Marin Alsop conducts, tuba soloist Velvet Brown performs in ensemble assembled to honor the President- and VicePresident-Elect

Maestra Marin Alsop conducts a diverse array of American orchestra musicians in a virtual brass and percussion fanfare celebrating the inauguration of President-elect Joe Biden and Vice President-elect Kamala Harris.

The 14 musicians involved in this Hope and Harmony Ensemble represent orchestras around the country and the Peabody Institute, whose faculty artist Velvet Brown plays tuba in the ensemble. The performance can be found on YouTube

Video credit: Classical Movements

"It's a privilege to pay tribute to this new leadership team and celebrate this historic moment in America" Alsop, Peabody's director of the graduate conducting program, said in a news release from Classical Movements, the nearly 30-year-old touring orchestra that organized the performance. Classical Movements reached out to musicians from the Atlanta Symphony, Baltimore Symphony, Chicago Symphony, Cincinnati Symphony, Dallas Symphony, Los Angeles Philharmonic, Minnesota Orchestra, National Symphony, New York Philharmonic, Pacific Symphony, South Asian Symphony, St. Louis Symphony, and Utah Symphony, in addition to Peabody's Brown. Baltimore Symphony Orchestra percussionist Brian Prechtl is also part of the ensemble.

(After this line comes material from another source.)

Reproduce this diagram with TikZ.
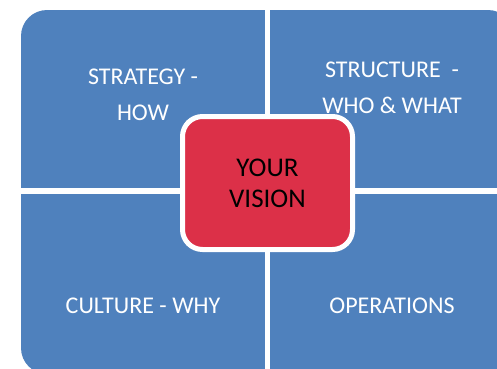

The seven-minute video features footage of masetra Alsop and those 14 musicians performing from their studios and home cities, edited together with stirring images from across the nation. They perform Aaron Copland's "Fanfare for the Common Man," with its indelible swell of hopeful brass and steadfast timpani and bass drums, to honor the American people and Biden. In recognition of Harris, America's first African-American and Asian-American woman elected to the vice presidency, the ensemble performs Joan Tower's "Fanfare for the Uncommon Woman, No. 1." It is one of six pieces in a series that the pioneering American composer started in the late 1980s and is dedicated to Alsop, under whose direction the ensemble turns the rousing work into a celebration of pioneering women.

"Our performance is an uplifting and powerful tribute to every strong and hopeful American," Brown said in the news release. "While working on this performance, I felt the weight of those that have come before me that did not have this opportunity. I feel the responsibility to make sure that everyone from all walks of life will be proud of my contributions and I feel empowered because I am performing for them."